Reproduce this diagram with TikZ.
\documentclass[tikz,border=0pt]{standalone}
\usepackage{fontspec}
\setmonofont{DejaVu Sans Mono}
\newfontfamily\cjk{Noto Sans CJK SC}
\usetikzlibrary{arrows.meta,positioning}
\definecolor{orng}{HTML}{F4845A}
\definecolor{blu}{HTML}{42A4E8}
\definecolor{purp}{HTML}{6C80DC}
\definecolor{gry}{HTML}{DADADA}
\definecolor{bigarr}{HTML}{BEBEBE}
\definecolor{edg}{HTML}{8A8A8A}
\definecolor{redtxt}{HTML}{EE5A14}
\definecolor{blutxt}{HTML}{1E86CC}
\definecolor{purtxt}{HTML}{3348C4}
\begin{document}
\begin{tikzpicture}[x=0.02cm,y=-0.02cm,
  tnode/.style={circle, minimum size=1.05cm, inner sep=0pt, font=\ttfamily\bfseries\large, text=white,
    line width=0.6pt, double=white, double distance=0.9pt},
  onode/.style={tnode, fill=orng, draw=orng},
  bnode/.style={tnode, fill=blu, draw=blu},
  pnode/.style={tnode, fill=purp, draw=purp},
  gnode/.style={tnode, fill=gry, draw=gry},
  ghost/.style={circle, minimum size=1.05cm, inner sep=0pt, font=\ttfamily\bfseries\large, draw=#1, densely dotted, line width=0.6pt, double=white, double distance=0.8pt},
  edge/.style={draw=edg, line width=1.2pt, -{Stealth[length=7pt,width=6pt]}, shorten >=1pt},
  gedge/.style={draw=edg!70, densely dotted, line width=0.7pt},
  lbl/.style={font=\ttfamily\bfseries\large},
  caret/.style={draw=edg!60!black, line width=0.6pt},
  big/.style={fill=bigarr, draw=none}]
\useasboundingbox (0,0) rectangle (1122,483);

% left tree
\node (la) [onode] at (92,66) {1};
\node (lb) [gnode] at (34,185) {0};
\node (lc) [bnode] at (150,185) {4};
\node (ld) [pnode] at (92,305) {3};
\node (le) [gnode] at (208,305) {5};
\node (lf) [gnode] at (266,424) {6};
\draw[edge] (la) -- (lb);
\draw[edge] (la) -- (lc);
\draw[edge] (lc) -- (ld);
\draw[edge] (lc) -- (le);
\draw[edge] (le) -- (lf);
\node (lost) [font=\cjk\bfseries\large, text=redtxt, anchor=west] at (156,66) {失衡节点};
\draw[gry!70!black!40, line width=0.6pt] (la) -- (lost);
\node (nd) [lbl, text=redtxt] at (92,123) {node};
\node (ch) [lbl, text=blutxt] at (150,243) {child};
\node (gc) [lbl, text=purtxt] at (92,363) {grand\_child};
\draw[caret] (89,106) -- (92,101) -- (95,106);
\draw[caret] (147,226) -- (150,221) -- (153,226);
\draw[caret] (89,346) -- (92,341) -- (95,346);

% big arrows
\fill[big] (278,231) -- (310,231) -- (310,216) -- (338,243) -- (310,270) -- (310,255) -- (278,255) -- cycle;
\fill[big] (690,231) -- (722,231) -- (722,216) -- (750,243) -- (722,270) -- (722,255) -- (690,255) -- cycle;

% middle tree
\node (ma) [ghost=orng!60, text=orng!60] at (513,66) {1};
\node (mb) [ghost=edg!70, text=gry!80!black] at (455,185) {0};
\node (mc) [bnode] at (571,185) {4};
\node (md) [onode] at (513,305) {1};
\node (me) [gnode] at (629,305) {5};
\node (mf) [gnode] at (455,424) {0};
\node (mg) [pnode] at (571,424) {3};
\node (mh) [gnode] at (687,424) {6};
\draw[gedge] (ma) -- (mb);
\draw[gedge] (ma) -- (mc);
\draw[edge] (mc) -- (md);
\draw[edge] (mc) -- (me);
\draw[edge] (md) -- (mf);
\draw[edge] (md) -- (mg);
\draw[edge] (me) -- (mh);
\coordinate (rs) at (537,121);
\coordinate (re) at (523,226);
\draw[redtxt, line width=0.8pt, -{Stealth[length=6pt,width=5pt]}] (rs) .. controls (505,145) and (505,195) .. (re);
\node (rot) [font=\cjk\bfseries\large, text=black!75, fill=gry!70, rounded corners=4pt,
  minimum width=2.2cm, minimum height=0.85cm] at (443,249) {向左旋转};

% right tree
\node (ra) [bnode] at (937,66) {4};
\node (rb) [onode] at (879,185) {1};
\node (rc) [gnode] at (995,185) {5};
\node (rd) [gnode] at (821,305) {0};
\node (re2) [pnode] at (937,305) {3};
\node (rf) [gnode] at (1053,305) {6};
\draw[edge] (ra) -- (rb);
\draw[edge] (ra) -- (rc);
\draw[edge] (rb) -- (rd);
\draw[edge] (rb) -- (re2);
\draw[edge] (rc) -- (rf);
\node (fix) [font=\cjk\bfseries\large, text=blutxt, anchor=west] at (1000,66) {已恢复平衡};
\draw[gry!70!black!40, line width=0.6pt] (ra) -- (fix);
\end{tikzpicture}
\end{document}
━━━
Copy down the whole of the data above, matching it exactly.

Reproduce this diagram with TikZ.
\documentclass[tikz,border=0pt]{standalone}
\usepackage{fontspec}
\setmonofont{DejaVu Sans Mono}
\newfontfamily\cjk{Noto Sans CJK SC}
\usetikzlibrary{arrows.meta,positioning}
\definecolor{orng}{HTML}{F4845A}
\definecolor{blu}{HTML}{42A4E8}
\definecolor{purp}{HTML}{6C80DC}
\definecolor{gry}{HTML}{DADADA}
\definecolor{bigarr}{HTML}{BEBEBE}
\definecolor{edg}{HTML}{8A8A8A}
\definecolor{redtxt}{HTML}{EE5A14}
\definecolor{blutxt}{HTML}{1E86CC}
\definecolor{purtxt}{HTML}{3348C4}
\begin{document}
\begin{tikzpicture}[x=0.02cm,y=-0.02cm,
  tnode/.style={circle, minimum size=1.05cm, inner sep=0pt, font=\ttfamily\bfseries\large, text=white,
    line width=0.6pt, double=white, double distance=0.9pt},
  onode/.style={tnode, fill=orng, draw=orng},
  bnode/.style={tnode, fill=blu, draw=blu},
  pnode/.style={tnode, fill=purp, draw=purp},
  gnode/.style={tnode, fill=gry, draw=gry},
  ghost/.style={circle, minimum size=1.05cm, inner sep=0pt, font=\ttfamily\bfseries\large, draw=#1, densely dotted, line width=0.6pt, double=white, double distance=0.8pt},
  edge/.style={draw=edg, line width=1.2pt, -{Stealth[length=7pt,width=6pt]}, shorten >=1pt},
  gedge/.style={draw=edg!70, densely dotted, line width=0.7pt},
  lbl/.style={font=\ttfamily\bfseries\large},
  caret/.style={draw=edg!60!black, line width=0.6pt},
  big/.style={fill=bigarr, draw=none}]
\useasboundingbox (0,0) rectangle (1122,483);

% left tree
\node (la) [onode] at (92,66) {1};
\node (lb) [gnode] at (34,185) {0};
\node (lc) [bnode] at (150,185) {4};
\node (ld) [pnode] at (92,305) {3};
\node (le) [gnode] at (208,305) {5};
\node (lf) [gnode] at (266,424) {6};
\draw[edge] (la) -- (lb);
\draw[edge] (la) -- (lc);
\draw[edge] (lc) -- (ld);
\draw[edge] (lc) -- (le);
\draw[edge] (le) -- (lf);
\node (lost) [font=\cjk\bfseries\large, text=redtxt, anchor=west] at (156,66) {失衡节点};
\draw[gry!70!black!40, line width=0.6pt] (la) -- (lost);
\node (nd) [lbl, text=redtxt] at (92,123) {node};
\node (ch) [lbl, text=blutxt] at (150,243) {child};
\node (gc) [lbl, text=purtxt] at (92,363) {grand\_child};
\draw[caret] (89,106) -- (92,101) -- (95,106);
\draw[caret] (147,226) -- (150,221) -- (153,226);
\draw[caret] (89,346) -- (92,341) -- (95,346);

% big arrows
\fill[big] (278,231) -- (310,231) -- (310,216) -- (338,243) -- (310,270) -- (310,255) -- (278,255) -- cycle;
\fill[big] (690,231) -- (722,231) -- (722,216) -- (750,243) -- (722,270) -- (722,255) -- (690,255) -- cycle;

% middle tree
\node (ma) [ghost=orng!60, text=orng!60] at (513,66) {1};
\node (mb) [ghost=edg!70, text=gry!80!black] at (455,185) {0};
\node (mc) [bnode] at (571,185) {4};
\node (md) [onode] at (513,305) {1};
\node (me) [gnode] at (629,305) {5};
\node (mf) [gnode] at (455,424) {0};
\node (mg) [pnode] at (571,424) {3};
\node (mh) [gnode] at (687,424) {6};
\draw[gedge] (ma) -- (mb);
\draw[gedge] (ma) -- (mc);
\draw[edge] (mc) -- (md);
\draw[edge] (mc) -- (me);
\draw[edge] (md) -- (mf);
\draw[edge] (md) -- (mg);
\draw[edge] (me) -- (mh);
\coordinate (rs) at (537,121);
\coordinate (re) at (523,226);
\draw[redtxt, line width=0.8pt, -{Stealth[length=6pt,width=5pt]}] (rs) .. controls (505,145) and (505,195) .. (re);
\node (rot) [font=\cjk\bfseries\large, text=black!75, fill=gry!70, rounded corners=4pt,
  minimum width=2.2cm, minimum height=0.85cm] at (443,249) {向左旋转};

% right tree
\node (ra) [bnode] at (937,66) {4};
\node (rb) [onode] at (879,185) {1};
\node (rc) [gnode] at (995,185) {5};
\node (rd) [gnode] at (821,305) {0};
\node (re2) [pnode] at (937,305) {3};
\node (rf) [gnode] at (1053,305) {6};
\draw[edge] (ra) -- (rb);
\draw[edge] (ra) -- (rc);
\draw[edge] (rb) -- (rd);
\draw[edge] (rb) -- (re2);
\draw[edge] (rc) -- (rf);
\node (fix) [font=\cjk\bfseries\large, text=blutxt, anchor=west] at (1000,66) {已恢复平衡};
\draw[gry!70!black!40, line width=0.6pt] (ra) -- (fix);
\end{tikzpicture}
\end{document}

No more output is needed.